The spy ring’s target is the US Navy airship Mason which is currently testing a new super-secret weapon, the inertia projector. This weapon can cripple an enemy fleet by knocking out all its electrical equipment. So this movie not only has airships, it also has a kind of death ray. It might not be an actual death ray but the good news is that it looks just like a death ray projector.
In actual fact the US Navy had already abandoned rigid airships by this time after the disastrous losses of the USS Macon (not Mason) and USS Akron. But airships are just so inherently cool that the producers magically resurrected them for this movie.
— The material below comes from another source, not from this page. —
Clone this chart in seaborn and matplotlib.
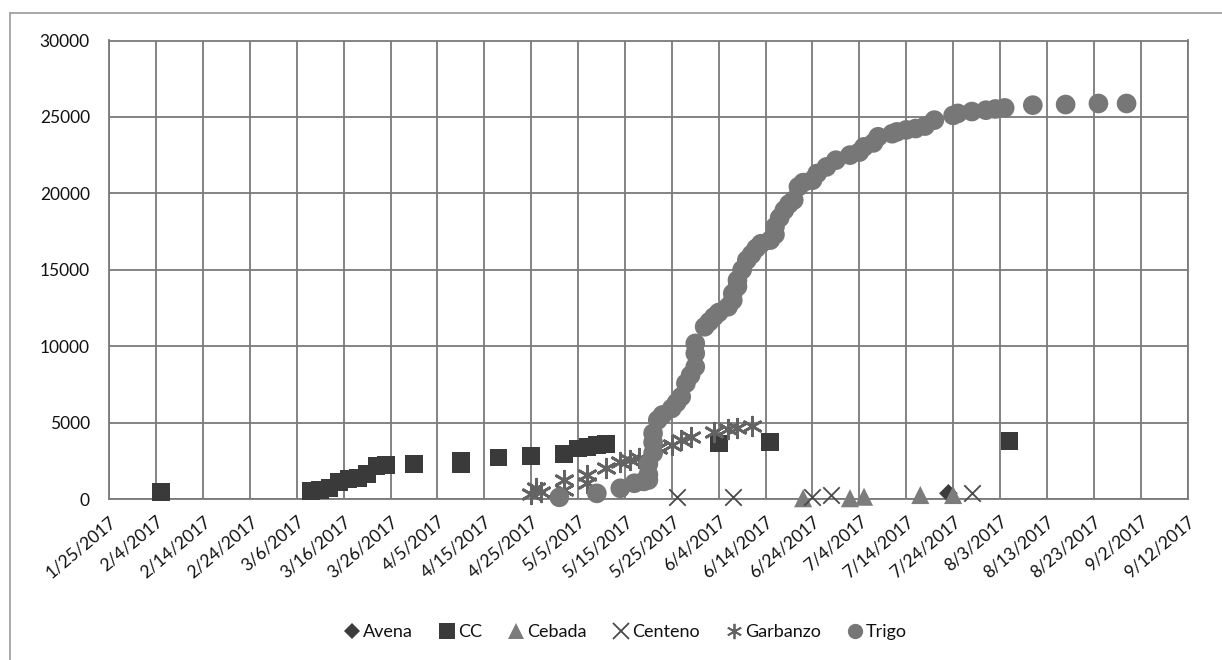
import matplotlib
matplotlib.use("Agg")
import matplotlib.pyplot as plt
from matplotlib.lines import Line2D
import seaborn as sns
import pandas as pd

sns.set_theme(style="white")
plt.rcParams["font.family"] = ["Lato", "DejaVu Sans"]

# ---- data -------------------------------------------------------------
avena_dates = ["2017-07-23"]
avena_vals = [370]

cc_dates = ["2017-02-05", "2017-03-09", "2017-03-11", "2017-03-13", "2017-03-15",
            "2017-03-17", "2017-03-19", "2017-03-21", "2017-03-23", "2017-03-25",
            "2017-03-31", "2017-04-10", "2017-04-10", "2017-04-18", "2017-04-25",
            "2017-05-02", "2017-05-05", "2017-05-07", "2017-05-09", "2017-05-11",
            "2017-06-04", "2017-06-15", "2017-08-05"]
cc_vals = [460, 520, 590, 715, 1130, 1300, 1370, 1630, 2170, 2220,
           2280, 2300, 2500, 2720, 2800, 2930, 3300, 3410, 3520, 3590,
           3630, 3740, 3800]

cebada_dates = ["2017-06-22", "2017-07-02", "2017-07-05", "2017-07-17", "2017-07-24"]
cebada_vals = [50, 50, 150, 260, 260]

centeno_dates = ["2017-05-26", "2017-06-07", "2017-06-24", "2017-06-28", "2017-07-28"]
centeno_vals = [150, 150, 150, 260, 370]

garbanzo_dates = ["2017-04-25", "2017-04-26", "2017-04-27", "2017-05-02", "2017-05-02",
                  "2017-05-07", "2017-05-07", "2017-05-11", "2017-05-14", "2017-05-16",
                  "2017-05-18", "2017-05-22", "2017-05-25", "2017-05-27", "2017-05-29",
                  "2017-06-03", "2017-06-06", "2017-06-08", "2017-06-11"]
garbanzo_vals = [300, 700, 450, 590, 1240, 1030, 1560, 2000, 2430, 2540,
                 2660, 3320, 3530, 3860, 4070, 4400, 4560, 4620, 4770]

trigo_dates = ["2017-05-01", "2017-05-09", "2017-05-14", "2017-05-17", "2017-05-19",
               "2017-05-20", "2017-05-20", "2017-05-20", "2017-05-21", "2017-05-21",
               "2017-05-21", "2017-05-22", "2017-05-23", "2017-05-25", "2017-05-26",
               "2017-05-27", "2017-05-28", "2017-05-29", "2017-05-30", "2017-05-30",
               "2017-05-30", "2017-06-01", "2017-06-02", "2017-06-03", "2017-06-04",
               "2017-06-06", "2017-06-07", "2017-06-07", "2017-06-08", "2017-06-08",
               "2017-06-09", "2017-06-10", "2017-06-11", "2017-06-12", "2017-06-13",
               "2017-06-15", "2017-06-16", "2017-06-16", "2017-06-17", "2017-06-18",
               "2017-06-19", "2017-06-20", "2017-06-21", "2017-06-22", "2017-06-24",
               "2017-06-25", "2017-06-27", "2017-06-29", "2017-07-02", "2017-07-04",
               "2017-07-05", "2017-07-07", "2017-07-08", "2017-07-11", "2017-07-12",
               "2017-07-14", "2017-07-16", "2017-07-18", "2017-07-20", "2017-07-24",
               "2017-07-25", "2017-07-28", "2017-07-31", "2017-08-02", "2017-08-04",
               "2017-08-10", "2017-08-17", "2017-08-24", "2017-08-30"]
trigo_vals = [110, 370, 700, 1030, 1150,
              1240, 1600, 2300, 3000, 3700,
              4300, 5170, 5500, 5930, 6300,
              6690, 7570, 8100, 8650, 9530,
              10180, 11270, 11600, 11920, 12200,
              12580, 13000, 13450, 13900, 14320,
              15000, 15630, 16000, 16400, 16700,
              16940, 17300, 17810, 18400, 18900,
              19300, 19560, 20430, 20700, 20860,
              21300, 21730, 22170, 22500, 22700,
              23040, 23300, 23700, 23900, 24020,
              24150, 24240, 24400, 24790, 25100,
              25230, 25350, 25440, 25520, 25590,
              25770, 25810, 25880, 25880]

tick_labels = ["1/25/2017", "2/4/2017", "2/14/2017", "2/24/2017", "3/6/2017",
               "3/16/2017", "3/26/2017", "4/5/2017", "4/15/2017", "4/25/2017",
               "5/5/2017", "5/15/2017", "5/25/2017", "6/4/2017", "6/14/2017",
               "6/24/2017", "7/4/2017", "7/14/2017", "7/24/2017", "8/3/2017",
               "8/13/2017", "8/23/2017", "9/2/2017", "9/12/2017"]
y_ticks = [0, 5000, 10000, 15000, 20000, 25000, 30000]

# ---- figure -------------------------------------------------------------
W, H = 1222, 660
fig = plt.figure(figsize=(W / 100, H / 100), dpi=100)
fig.patch.set_facecolor("white")

# outer chart-area frame (open at right/bottom)
frame_col = "#9a9a9a"
fig.add_artist(Line2D([10 / W, 10 / W], [0, 1 - 12.5 / H], transform=fig.transFigure,
                      color=frame_col, lw=1.2))
fig.add_artist(Line2D([10 / W, 1], [1 - 12.5 / H, 1 - 12.5 / H], transform=fig.transFigure,
                      color=frame_col, lw=1.2))

left, right, top, bottom = 109.3, 1187.5, 40.5, 499
ax = fig.add_axes([left / W, 1 - bottom / H, (right - left) / W, (bottom - top) / H])
ax.set_facecolor("white")

grid_col = "#7a7a7a"
text_col = "#111111"
series = [
    ("Avena", avena_dates, avena_vals, "D", "#3c3c3c", 90, None),
    ("CC", cc_dates, cc_vals, "s", "#3a3a3a", 160, None),
    ("Cebada", cebada_dates, cebada_vals, "^", "#7c7c7c", 170, None),
    ("Centeno", centeno_dates, centeno_vals, "x", "#4a4a4a", 140, 1.3),
    ("Garbanzo", garbanzo_dates, garbanzo_vals, (6, 2, 0), "#636363", 180, 2.0),
    ("Trigo", trigo_dates, trigo_vals, "o", "#777777", 200, None),
]

for name, dates, vals, mk, col, size, lw in series:
    df = pd.DataFrame({"date": pd.to_datetime(dates), "value": vals})
    kw = dict(linewidth=lw) if lw else dict(linewidth=0)
    sns.scatterplot(data=df, x="date", y="value", ax=ax, marker=mk, color=col,
                    s=size, edgecolor=col if lw else "none", zorder=3, legend=False,
                    clip_on=False, **kw)

x_ticks = pd.to_datetime(tick_labels, format="%m/%d/%Y")
ax.set_xlim(x_ticks[0], x_ticks[-1])
ax.set_ylim(0, 30000)
ax.set_xticks(x_ticks)
ax.set_xticklabels(tick_labels, rotation=40, ha="right", va="top", rotation_mode="anchor",
                   fontsize=12.5, color=text_col)
ax.set_yticks(y_ticks)
ax.set_yticklabels([str(v) for v in y_ticks], fontsize=12.5, color=text_col)
ax.set_xlabel("")
ax.set_ylabel("")

ax.grid(True, color=grid_col, linewidth=1.3, zorder=0)
ax.set_axisbelow(True)
for sp in ax.spines.values():
    sp.set_color(grid_col)
    sp.set_linewidth(1.3)
ax.tick_params(axis="both", which="both", direction="out", length=6, width=1.3,
               color=grid_col, pad=4)
ax.tick_params(axis="y", pad=8)

# legend
handles = []
for name, dates, vals, mk, col, size, lw in series:
    if lw:
        h = Line2D([], [], linestyle="none", marker=mk, color=col, markersize=11,
                   markeredgewidth=1.3)
    else:
        h = Line2D([], [], linestyle="none", marker=mk, color=col,
                   markersize=8 if mk == "D" else 11, markeredgewidth=0)
    handles.append(h)
fig.legend(handles, [s[0] for s in series], loc="center", ncol=6,
           bbox_to_anchor=(625 / W, 1 - 632 / H), frameon=False, fontsize=13,
           handletextpad=0.1, columnspacing=1.4, handlelength=1.0,
           labelcolor=text_col)

fig.savefig("out.png", dpi=100, facecolor="white")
The plot is fairly basic but there’s plenty of action and excitement (there’s even a hurricane thrown in for good measure) and the very brief running time keeps the pacing tight so there’s no chance of boredom setting in.
Lewis Seiler was a solid journeyman director and injects the necessary urgency into proceedings.
Ronald Reagan was ideal for the role of Brass Bancroft. He can be convincingly heroic and he has an easy-going charm. Unfortunately in these movies he was saddled with one of the most irritating comic relief sidekicks in B-movie history in the person of the lamentably unfunny Eddie Foy Jr. The good news is that once Brass goes undercover his sidekick gets left behind and the movie improves enormously. Lya Lys plays the dead saboteur’s wife but gets little to do. James Stephenson makes an adequate chief villain.
Obviously stock footage was used for the exterior airship scenes but the scenes onboard the Mason makes use of some fairly convincing and interesting sets. And to be fair the stock footage is integrated surprisingly successfully into the movie.
All four Brass Bancroft movies are available on made-on-demand DVD in a boxed set in the Warner Archive series. The transfers are very good and the set is good value for B-picture fans. I warmly recommend the first two movies of the series, Secret Service of the Air and Code of the Secret Service (especially the former).
The Brass Bancroft movies are fine undemanding entertainment and Murder in the Air is one of the strongest entries in the series. The airship setting adds extra interest and the ending provides some real thrills. Highly recommended.